Task brief: Copy exactly the lines from the one containing "Clone this chart" through the one containing "const fmt = (v: number)", both included, and leave out any pictures.

[begin Records to use]

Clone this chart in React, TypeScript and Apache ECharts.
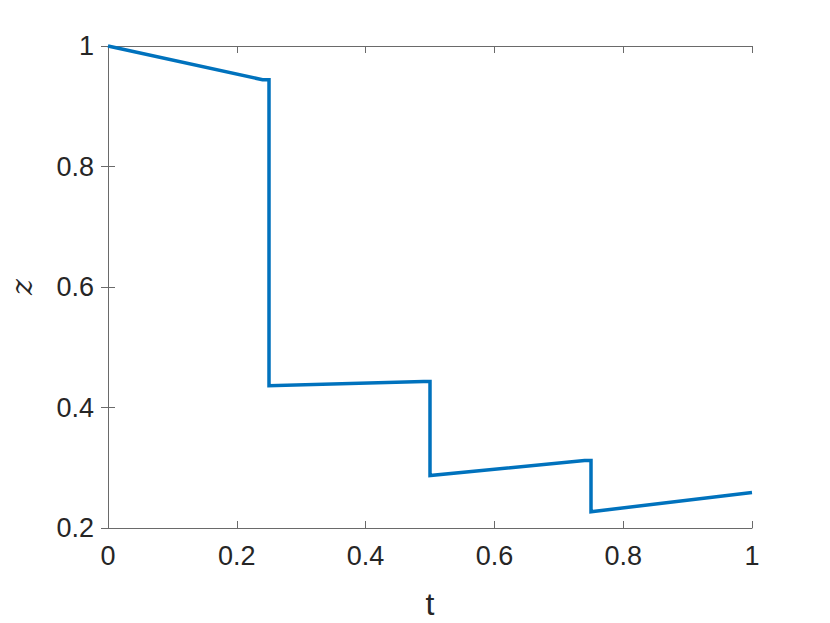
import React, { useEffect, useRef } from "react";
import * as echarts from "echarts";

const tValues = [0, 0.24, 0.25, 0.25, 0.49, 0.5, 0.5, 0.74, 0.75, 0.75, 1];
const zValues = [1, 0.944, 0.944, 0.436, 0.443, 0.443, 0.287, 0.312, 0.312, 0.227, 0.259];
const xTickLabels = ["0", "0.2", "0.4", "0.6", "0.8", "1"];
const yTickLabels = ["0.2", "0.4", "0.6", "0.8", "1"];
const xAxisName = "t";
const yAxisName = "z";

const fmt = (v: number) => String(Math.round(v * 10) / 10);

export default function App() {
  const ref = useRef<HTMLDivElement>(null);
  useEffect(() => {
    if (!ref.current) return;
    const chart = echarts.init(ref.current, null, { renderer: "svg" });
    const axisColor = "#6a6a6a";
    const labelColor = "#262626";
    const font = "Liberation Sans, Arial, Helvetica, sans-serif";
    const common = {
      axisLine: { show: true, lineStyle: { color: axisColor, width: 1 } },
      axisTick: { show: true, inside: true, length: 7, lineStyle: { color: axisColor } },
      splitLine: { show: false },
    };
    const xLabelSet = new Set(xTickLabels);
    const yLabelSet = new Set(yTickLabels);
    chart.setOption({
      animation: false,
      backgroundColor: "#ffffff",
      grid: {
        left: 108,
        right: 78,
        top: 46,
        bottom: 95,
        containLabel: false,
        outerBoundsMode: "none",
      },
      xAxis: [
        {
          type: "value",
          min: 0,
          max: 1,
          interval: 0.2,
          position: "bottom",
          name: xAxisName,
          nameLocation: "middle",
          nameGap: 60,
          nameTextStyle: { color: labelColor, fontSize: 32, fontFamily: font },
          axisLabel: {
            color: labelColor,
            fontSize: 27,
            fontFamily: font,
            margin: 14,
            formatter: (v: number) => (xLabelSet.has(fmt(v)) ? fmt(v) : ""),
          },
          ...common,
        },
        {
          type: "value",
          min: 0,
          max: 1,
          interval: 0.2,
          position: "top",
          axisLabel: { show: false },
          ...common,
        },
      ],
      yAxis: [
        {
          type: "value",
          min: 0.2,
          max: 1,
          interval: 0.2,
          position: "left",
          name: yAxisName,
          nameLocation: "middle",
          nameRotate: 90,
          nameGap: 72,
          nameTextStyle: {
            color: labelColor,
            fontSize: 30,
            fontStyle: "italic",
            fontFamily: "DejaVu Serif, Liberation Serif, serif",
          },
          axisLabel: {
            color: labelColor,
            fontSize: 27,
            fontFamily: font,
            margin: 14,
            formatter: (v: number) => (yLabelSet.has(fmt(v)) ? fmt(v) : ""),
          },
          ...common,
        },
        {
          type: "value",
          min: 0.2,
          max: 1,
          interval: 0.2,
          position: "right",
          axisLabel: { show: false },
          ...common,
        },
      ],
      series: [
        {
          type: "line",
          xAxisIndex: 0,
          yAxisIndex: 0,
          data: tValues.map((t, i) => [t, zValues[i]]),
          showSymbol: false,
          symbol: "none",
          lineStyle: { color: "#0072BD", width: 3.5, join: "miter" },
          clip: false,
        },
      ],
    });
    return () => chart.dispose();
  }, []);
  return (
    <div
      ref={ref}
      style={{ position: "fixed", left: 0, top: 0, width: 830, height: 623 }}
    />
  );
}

[end Records to use]
[begin Records to use]

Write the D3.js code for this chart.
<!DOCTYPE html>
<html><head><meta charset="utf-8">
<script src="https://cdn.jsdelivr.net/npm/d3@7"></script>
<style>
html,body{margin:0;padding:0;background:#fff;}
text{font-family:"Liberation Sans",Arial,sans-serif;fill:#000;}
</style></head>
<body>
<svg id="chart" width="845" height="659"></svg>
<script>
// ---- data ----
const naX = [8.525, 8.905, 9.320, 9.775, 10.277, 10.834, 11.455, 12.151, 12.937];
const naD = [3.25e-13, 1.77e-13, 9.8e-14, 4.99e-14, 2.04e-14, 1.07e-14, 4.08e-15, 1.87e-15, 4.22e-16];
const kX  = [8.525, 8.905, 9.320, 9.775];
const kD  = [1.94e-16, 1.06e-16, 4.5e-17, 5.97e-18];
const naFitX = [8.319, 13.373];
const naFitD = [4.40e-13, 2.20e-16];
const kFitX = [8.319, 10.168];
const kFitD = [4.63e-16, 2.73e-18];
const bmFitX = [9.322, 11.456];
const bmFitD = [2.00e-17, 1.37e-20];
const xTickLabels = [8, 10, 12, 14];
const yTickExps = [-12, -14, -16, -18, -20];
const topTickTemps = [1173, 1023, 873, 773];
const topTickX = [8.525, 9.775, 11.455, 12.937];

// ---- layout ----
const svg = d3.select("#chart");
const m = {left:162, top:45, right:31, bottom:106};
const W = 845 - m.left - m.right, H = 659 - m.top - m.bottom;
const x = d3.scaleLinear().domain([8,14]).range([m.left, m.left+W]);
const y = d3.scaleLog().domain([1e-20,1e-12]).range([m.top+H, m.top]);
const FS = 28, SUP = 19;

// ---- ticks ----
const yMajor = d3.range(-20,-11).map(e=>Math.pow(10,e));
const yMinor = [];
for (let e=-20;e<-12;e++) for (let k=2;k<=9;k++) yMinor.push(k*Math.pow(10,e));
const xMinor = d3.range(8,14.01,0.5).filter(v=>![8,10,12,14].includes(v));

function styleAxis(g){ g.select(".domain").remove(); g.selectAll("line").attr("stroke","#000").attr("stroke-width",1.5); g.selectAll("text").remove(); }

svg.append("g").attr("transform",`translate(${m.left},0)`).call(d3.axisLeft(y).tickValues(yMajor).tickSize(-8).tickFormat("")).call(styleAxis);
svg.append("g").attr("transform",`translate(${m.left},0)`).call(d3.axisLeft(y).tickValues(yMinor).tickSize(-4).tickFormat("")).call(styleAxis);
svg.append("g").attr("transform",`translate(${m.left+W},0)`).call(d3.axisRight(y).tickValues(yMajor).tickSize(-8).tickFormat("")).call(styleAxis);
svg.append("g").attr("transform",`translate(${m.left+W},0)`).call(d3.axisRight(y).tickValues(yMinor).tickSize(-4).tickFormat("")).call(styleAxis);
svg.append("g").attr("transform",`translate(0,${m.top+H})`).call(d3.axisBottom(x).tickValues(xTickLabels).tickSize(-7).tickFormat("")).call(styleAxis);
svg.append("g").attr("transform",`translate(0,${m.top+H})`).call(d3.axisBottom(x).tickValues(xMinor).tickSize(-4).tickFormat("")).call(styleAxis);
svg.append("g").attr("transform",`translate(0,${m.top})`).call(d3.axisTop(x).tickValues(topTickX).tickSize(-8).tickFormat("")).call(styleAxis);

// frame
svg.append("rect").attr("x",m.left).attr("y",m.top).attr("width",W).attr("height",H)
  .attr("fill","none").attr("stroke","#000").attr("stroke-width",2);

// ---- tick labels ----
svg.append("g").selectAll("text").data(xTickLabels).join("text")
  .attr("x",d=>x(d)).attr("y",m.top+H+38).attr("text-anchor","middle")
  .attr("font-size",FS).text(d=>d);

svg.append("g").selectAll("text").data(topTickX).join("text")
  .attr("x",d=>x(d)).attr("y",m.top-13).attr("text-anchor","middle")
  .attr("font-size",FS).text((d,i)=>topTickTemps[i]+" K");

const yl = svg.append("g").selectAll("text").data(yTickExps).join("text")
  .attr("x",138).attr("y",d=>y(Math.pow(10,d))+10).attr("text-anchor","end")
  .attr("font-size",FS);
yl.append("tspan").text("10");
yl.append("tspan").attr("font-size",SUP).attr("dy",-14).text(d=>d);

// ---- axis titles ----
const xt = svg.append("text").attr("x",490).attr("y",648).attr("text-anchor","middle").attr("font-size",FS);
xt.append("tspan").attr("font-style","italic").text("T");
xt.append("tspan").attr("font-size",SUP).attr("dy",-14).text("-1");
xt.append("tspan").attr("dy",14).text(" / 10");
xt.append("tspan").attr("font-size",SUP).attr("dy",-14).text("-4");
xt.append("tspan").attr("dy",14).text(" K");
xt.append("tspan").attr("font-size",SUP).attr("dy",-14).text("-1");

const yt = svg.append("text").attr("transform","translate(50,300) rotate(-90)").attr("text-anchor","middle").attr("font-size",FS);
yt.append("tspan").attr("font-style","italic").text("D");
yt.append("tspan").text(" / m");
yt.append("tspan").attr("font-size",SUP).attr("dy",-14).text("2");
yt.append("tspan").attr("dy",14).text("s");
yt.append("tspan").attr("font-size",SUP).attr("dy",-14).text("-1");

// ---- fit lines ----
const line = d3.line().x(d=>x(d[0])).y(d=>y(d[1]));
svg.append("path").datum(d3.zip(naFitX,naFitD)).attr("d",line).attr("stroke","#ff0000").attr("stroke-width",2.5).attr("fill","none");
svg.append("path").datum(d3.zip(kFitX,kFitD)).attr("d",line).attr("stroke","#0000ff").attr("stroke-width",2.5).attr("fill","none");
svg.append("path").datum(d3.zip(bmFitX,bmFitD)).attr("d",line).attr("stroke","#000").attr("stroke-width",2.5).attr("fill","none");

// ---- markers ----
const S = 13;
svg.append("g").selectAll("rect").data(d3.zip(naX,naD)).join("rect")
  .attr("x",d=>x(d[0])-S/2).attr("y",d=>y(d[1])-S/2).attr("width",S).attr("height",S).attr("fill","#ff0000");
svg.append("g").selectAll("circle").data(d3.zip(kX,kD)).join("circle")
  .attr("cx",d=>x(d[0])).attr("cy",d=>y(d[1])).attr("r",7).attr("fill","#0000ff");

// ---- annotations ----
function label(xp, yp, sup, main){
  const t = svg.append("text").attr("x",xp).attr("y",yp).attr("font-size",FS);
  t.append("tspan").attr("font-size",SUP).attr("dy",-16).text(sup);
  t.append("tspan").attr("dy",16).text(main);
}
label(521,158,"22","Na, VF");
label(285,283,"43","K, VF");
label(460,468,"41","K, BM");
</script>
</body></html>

[end Records to use]

Expected output:
Clone this chart in React, TypeScript and Apache ECharts.
import React, { useEffect, useRef } from "react";
import * as echarts from "echarts";

const tValues = [0, 0.24, 0.25, 0.25, 0.49, 0.5, 0.5, 0.74, 0.75, 0.75, 1];
const zValues = [1, 0.944, 0.944, 0.436, 0.443, 0.443, 0.287, 0.312, 0.312, 0.227, 0.259];
const xTickLabels = ["0", "0.2", "0.4", "0.6", "0.8", "1"];
const yTickLabels = ["0.2", "0.4", "0.6", "0.8", "1"];
const xAxisName = "t";
const yAxisName = "z";

const fmt = (v: number) => String(Math.round(v * 10) / 10);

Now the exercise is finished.